105. The infant car seat system of claim 104, wherein said driver is movable relative to said seat shell by a slider, said slider being operably coupled to said second release actuator.

106. The infant car seat system of claim 100, wherein said at least one base connector further comprises a first base connector and a second base connector associated with said base connector actuator and only said first base connector includes said infant car seat release assembly.

107. The infant car seat system of claim 97, wherein said infant car seat further comprises an anchor system having at least one child seat anchor including a latch configured to releasably engage a vehicle anchor of the vehicle seat, said at least one child seat anchor being movable between a use position and a stowed position.

108. The infant car seat system of claim 107, wherein said second release actuator is operably coupled to said anchor system to selectively move said at least one child seat anchor from said use position to said stowed position.

109. The infant car seat system of claim 107, wherein said second release actuator is operably coupled to said latch to selectively disengage said latch from said vehicle anchor.

110. The infant car seat system of claim 97, wherein said infant car seat further includes a stroller mechanism configured to selectively engage and secure said seat shell to an external structure.

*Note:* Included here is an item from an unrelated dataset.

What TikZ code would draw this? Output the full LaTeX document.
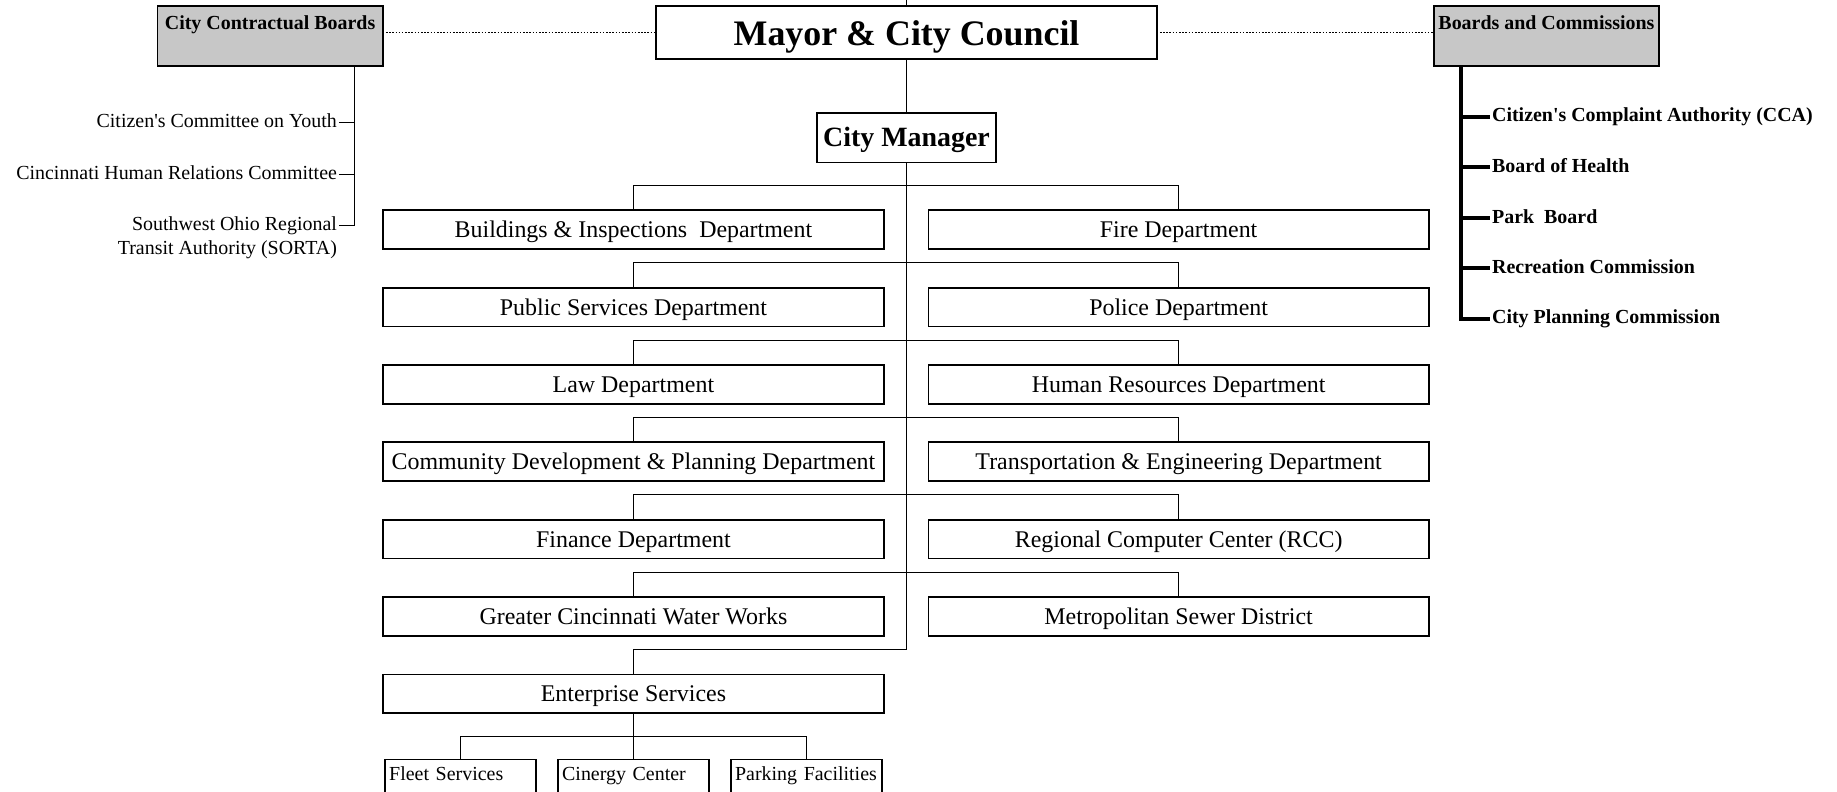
\documentclass[tikz,border=0pt]{standalone}
\usepackage{fontspec}
\setmainfont{Liberation Serif}
\usetikzlibrary{positioning}
\tikzstyle{box}=[draw, line width=0.9pt, inner sep=0, outer sep=0]
\tikzstyle{dept}=[box, minimum width=251pt, minimum height=19.5pt, text height=9.5pt, text depth=1.5pt, font=\fontsize{12}{14}\selectfont]
\tikzstyle{subunit}=[box, anchor=north, text width=71.5pt, align=left, inner xsep=2pt, inner ysep=2.5pt,
                     text height=8pt, text depth=30pt, font=\fontsize{10}{12}\selectfont]
\tikzstyle{board}=[box, fill=black!22, minimum width=113pt, inner xsep=1pt, inner ysep=2.5pt,
                   text height=9.5pt, text depth=15.5pt, font=\bfseries\fontsize{10}{12}\selectfont]
\tikzstyle{member}=[inner sep=1pt, outer sep=0, text height=7.5pt, text depth=2.5pt, font=\fontsize{10}{12}\selectfont]
\tikzstyle{link}=[line width=0.6pt]
\tikzstyle{heavylink}=[line width=2pt]
\tikzstyle{loose}=[line width=0.6pt, dash pattern=on 0.8pt off 0.8pt]

\begin{document}
\begin{tikzpicture}[x=0.5pt, y=-0.5pt]
    \clip (0,0) rectangle (1843,794);
    % top of the chart
    \node[box, minimum width=251pt, minimum height=26.5pt, text height=13.5pt, text depth=0.3pt, font=\bfseries\fontsize{18}{21}\selectfont] (council) at (909.5, 32.5) {Mayor \& City Council};
    \node[box, minimum width=89.5pt, minimum height=25pt, text height=10pt, text depth=1.4pt, font=\bfseries\fontsize{14}{16}\selectfont] (manager) at (909.5, 138) {City Manager};
    \node[board] (contract) at (271, 36) {City Contractual Boards};
    \node[board] (commissions) at (1551.5, 36) {Boards and Commissions};
    \coordinate (top) at (909.5, 0);

    % departments
    \node[dept] (buildings) at (635.5, 230.5) {Buildings \& Inspections~ Department};
    \node[dept] (fire) at (1182.5, 230.5) {Fire Department};
    \node[dept] (publicserv) at (635.5, 308.1) {Public Services Department};
    \node[dept] (police) at (1182.5, 308.1) {Police Department};
    \node[dept] (law) at (635.5, 385.7) {Law Department};
    \node[dept] (hr) at (1182.5, 385.7) {Human Resources Department};
    \node[dept] (planning) at (635.5, 463.3) {Community Development \& Planning Department};
    \node[dept] (transport) at (1182.5, 463.3) {Transportation \& Engineering Department};
    \node[dept] (finance) at (635.5, 540.9) {Finance Department};
    \node[dept] (rcc) at (1182.5, 540.9) {Regional Computer Center (RCC)};
    \node[dept] (water) at (635.5, 618.5) {Greater Cincinnati Water Works};
    \node[dept] (sewer) at (1182.5, 618.5) {Metropolitan Sewer District};
    \node[dept] (enterprise) at (635.5, 696.1) {Enterprise Services};

    \node[subunit] (fleet) at (462, 762) {Fleet Services};
    \node[subunit] (cinergy) at (635.5, 762) {Cinergy Center};
    \node[subunit] (parking) at (809, 762) {Parking Facilities};

    % contractual boards
    \node[member, anchor=east] (youth) at (340, 123) {Citizen\textquotesingle s Committee on Youth};
    \node[member, anchor=east] (human) at (340, 175) {Cincinnati Human Relations Committee};
    \node[member, anchor=east] (sorta) at (340, 226) {Southwest Ohio Regional};
    \node[member, anchor=north east] (sortab) at (sorta.south east) {Transit Authority (SORTA)};
    \coordinate (leftfoot) at (356, 226);

    % boards and commissions
    \node[member, anchor=west, font=\bfseries\fontsize{10}{12}\selectfont] (cca) at (1495, 117) {Citizen\textquotesingle s Complaint Authority (CCA)};
    \node[member, anchor=west, font=\bfseries\fontsize{10}{12}\selectfont] (health) at (1495, 168) {Board of Health};
    \node[member, anchor=west, font=\bfseries\fontsize{10}{12}\selectfont] (park) at (1495, 219) {Park~ Board};
    \node[member, anchor=west, font=\bfseries\fontsize{10}{12}\selectfont] (recreation) at (1495, 269) {Recreation Commission};
    \node[member, anchor=west, font=\bfseries\fontsize{10}{12}\selectfont] (cityplan) at (1495, 320) {City Planning Commission};
    \coordinate (rightfoot) at (1466, 320);

    \draw[link] (council.north) -- (top);
    \draw[link] (council.south) -- (manager.north);
    \draw[loose] (contract.east |- council.west) -- (council.west);
    \draw[loose] (council.east) -- (council.east -| commissions.west);
    \draw[link] (manager.south) |- ([yshift=12.5pt]enterprise.north) -- (enterprise.north);

    \draw[link] (buildings.north) -- ++(0,-25) -| (fire.north);
    \draw[link] (publicserv.north) -- ++(0,-25) -| (police.north);
    \draw[link] (law.north) -- ++(0,-25) -| (hr.north);
    \draw[link] (planning.north) -- ++(0,-25) -| (transport.north);
    \draw[link] (finance.north) -- ++(0,-25) -| (rcc.north);
    \draw[link] (water.north) -- ++(0,-25) -| (sewer.north);

    \draw[link] (enterprise.south) -- (cinergy.north);
    \draw[link] (fleet.north) |- ([yshift=-11.5pt]enterprise.south) -| (parking.north);

    \draw[link] (contract.south -| leftfoot) -- (leftfoot) -- (sorta.east);
    \draw[link] (youth.east) -- (youth.east -| leftfoot);
    \draw[link] (human.east) -- (human.east -| leftfoot);

    \draw[heavylink] (commissions.south -| rightfoot) -- (rightfoot) -- (cityplan.west);
    \draw[heavylink] (cca.west -| rightfoot) -- (cca.west);
    \draw[heavylink] (health.west -| rightfoot) -- (health.west);
    \draw[heavylink] (park.west -| rightfoot) -- (park.west);
    \draw[heavylink] (recreation.west -| rightfoot) -- (recreation.west);
\end{tikzpicture}
\end{document}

111. The infant car seat system of claim 110, wherein said second release actuator is operably coupled to said stroller mechanism to selectively release said stroller mechanism from said external structure.

112. An infant car seat installable onto a base, the infant car seat comprising: a body having a seat shell and at least one seat connector receivable within a seat retention assembly of the base; and a release actuator located at said seat shell and operably couplable to said seat retention assembly of the base to release the infant car seat from the base.

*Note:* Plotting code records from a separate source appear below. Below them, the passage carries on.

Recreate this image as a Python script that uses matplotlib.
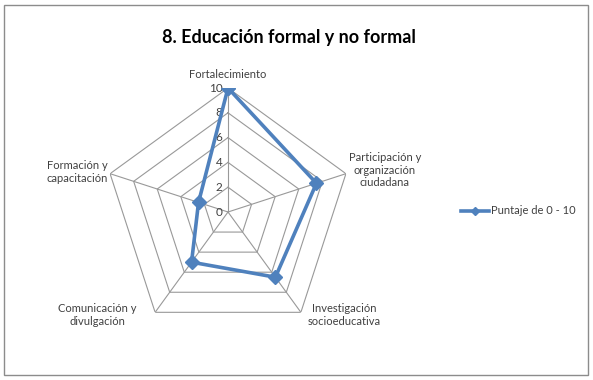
import numpy as np
import matplotlib.pyplot as plt
from matplotlib.patches import Rectangle

# Data
categories = ['Fortalecimiento', 'Participación y\norganización\nciudadana',
              'Investigación\nsocioeducativa', 'Comunicación y\ndivulgación',
              'Formación y\ncapacitación']
scores = [10, 7.5, 6.5, 5, 2.5]
ring_values = [0, 2, 4, 6, 8, 10]
series_name = 'Puntaje de 0 - 10'
title = '8. Educación formal y no formal'

blue = '#4F81BD'
grid_gray = '#999999'

plt.rcParams['font.family'] = ['Lato', 'DejaVu Sans']

fig = plt.figure(figsize=(5.93, 3.80), dpi=100)
fig.patches.append(Rectangle((4 / 593, 5 / 380), 584 / 593, 370 / 380,
                             transform=fig.transFigure, fill=False,
                             edgecolor='#8C8C8C', linewidth=1.0))

# center (228, 212) px, radius 124 px
cx, cy, rad = 228, 212, 124
ax = fig.add_axes([(cx - rad) / 593, (380 - cy - rad) / 380, 2 * rad / 593, 2 * rad / 380],
                  projection='polar')
ax.set_theta_offset(np.pi / 2)
ax.set_theta_direction(-1)
ax.set_ylim(0, 10)
ax.grid(False)
ax.spines['polar'].set_visible(False)
ax.set_xticks([])
ax.set_yticks([])
ax.patch.set_alpha(0)

n = len(categories)
theta = np.linspace(0, 2 * np.pi, n, endpoint=False)
theta_closed = np.append(theta, theta[0])

# polygon rings and spokes
for v in ring_values[1:]:
    ax.plot(theta_closed, [v] * (n + 1), color=grid_gray, linewidth=0.8, zorder=1)
for t in theta:
    ax.plot([t, t], [0, 10], color=grid_gray, linewidth=0.8, zorder=1)

# radial tick labels
for v in ring_values:
    ax.annotate(str(v), xy=(0, v), xytext=(-4, 0), textcoords='offset points',
                ha='right', va='center', fontsize=8.5, color='#404040')

# series
scores_closed = scores + scores[:1]
line, = ax.plot(theta_closed, scores_closed, color=blue, linewidth=2.6,
                marker='D', markersize=7, zorder=3, label=series_name)

# category labels
label_pos = [(228, 75, 'center'), (385, 170, 'center'), (344, 315, 'center'),
             (97, 315, 'center'), (77, 172, 'center')]
for name, (x, y, ha) in zip(categories, label_pos):
    fig.text(x / 593, 1 - y / 380, name, ha=ha, va='center', fontsize=8,
             color='#404040', linespacing=1.15, multialignment='center')

fig.text(289 / 593, 1 - 37 / 380, title, ha='center', va='center',
         fontsize=13, fontweight='bold', color='black')

fig.legend(handles=[line], loc='center left', bbox_to_anchor=(451 / 593, 1 - 211 / 380),
           frameon=False, fontsize=8, handlelength=2.5, handletextpad=0.2,
           markerscale=0.55, labelcolor='#404040')

fig.savefig('out.png', dpi=100)
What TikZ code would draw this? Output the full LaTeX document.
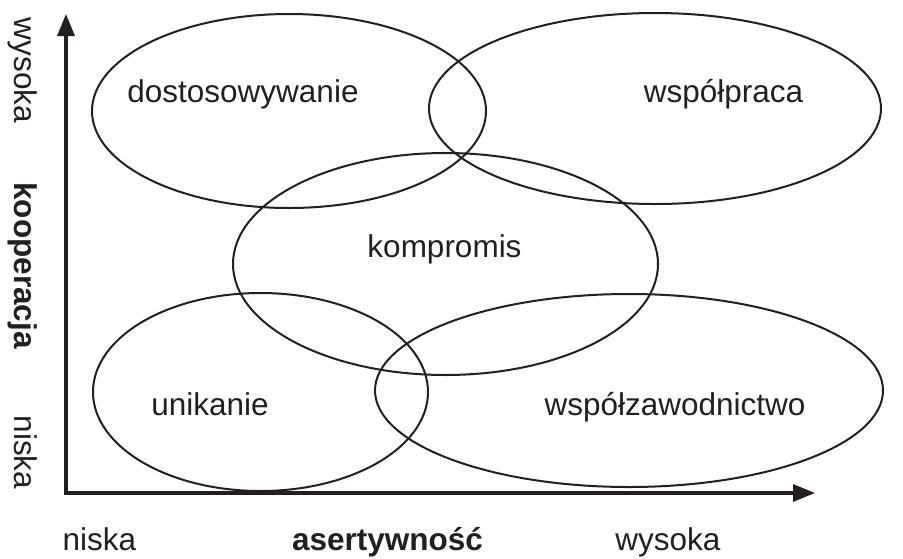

113. The infant car seat of claim 112, further comprising a driver arranged at said seat shell, said driver being movable to selectively engage a portion of said seat retention assembly to release the infant car seat from the base.

114. The infant car seat of claim 113, wherein said release actuator is operable to move said driver into engagement with said seat retention assembly.

115. The infant car seat of claim 113, further comprising a slider connected to said release actuator via a connection member.

116. The infant car seat of claim 115, wherein said driver includes a slot and said driver includes a boss arranged within said slot.

117. The infant car seat of claim 112, further comprising: an anchor system arranged on said seat shell and configured to selectively connect to a vehicle seat; and a stroller mechanism arranged on said seat shell, said stroller mechanism configured to selectively engage and secure said seat shell to an external structure.

118. The infant car seat of claim 117, wherein said release actuator is operably coupled to said anchor system to selectively move said anchor system from a use position to a stowed position.

119. The infant car seat of claim 117, wherein said anchor system includes at least one latch configured to releasably engage a vehicle anchor of said vehicle seat, said release actuator being operably coupled to said at least one latch to selectively disengage said at least one latch from said vehicle anchor.

120. The infant car seat of claim 117, wherein said release actuator is operably coupled to said stroller mechanism to selectively release said stroller mechanism from said external structure.

121. The infant car seat of claim 117, wherein said anchor system includes at least one latch configured to releasably engage a vehicle anchor of said vehicle seat, said release actuator being operably coupled to said anchor system to selectively move said anchor system from a use position to a stowed position, said release actuator being operably coupled to said at least one latch to selectively disengage said at least one latch from said vehicle anchor, and said release actuator being operably coupled to said stroller mechanism to selectively release said stroller mechanism from said external structure.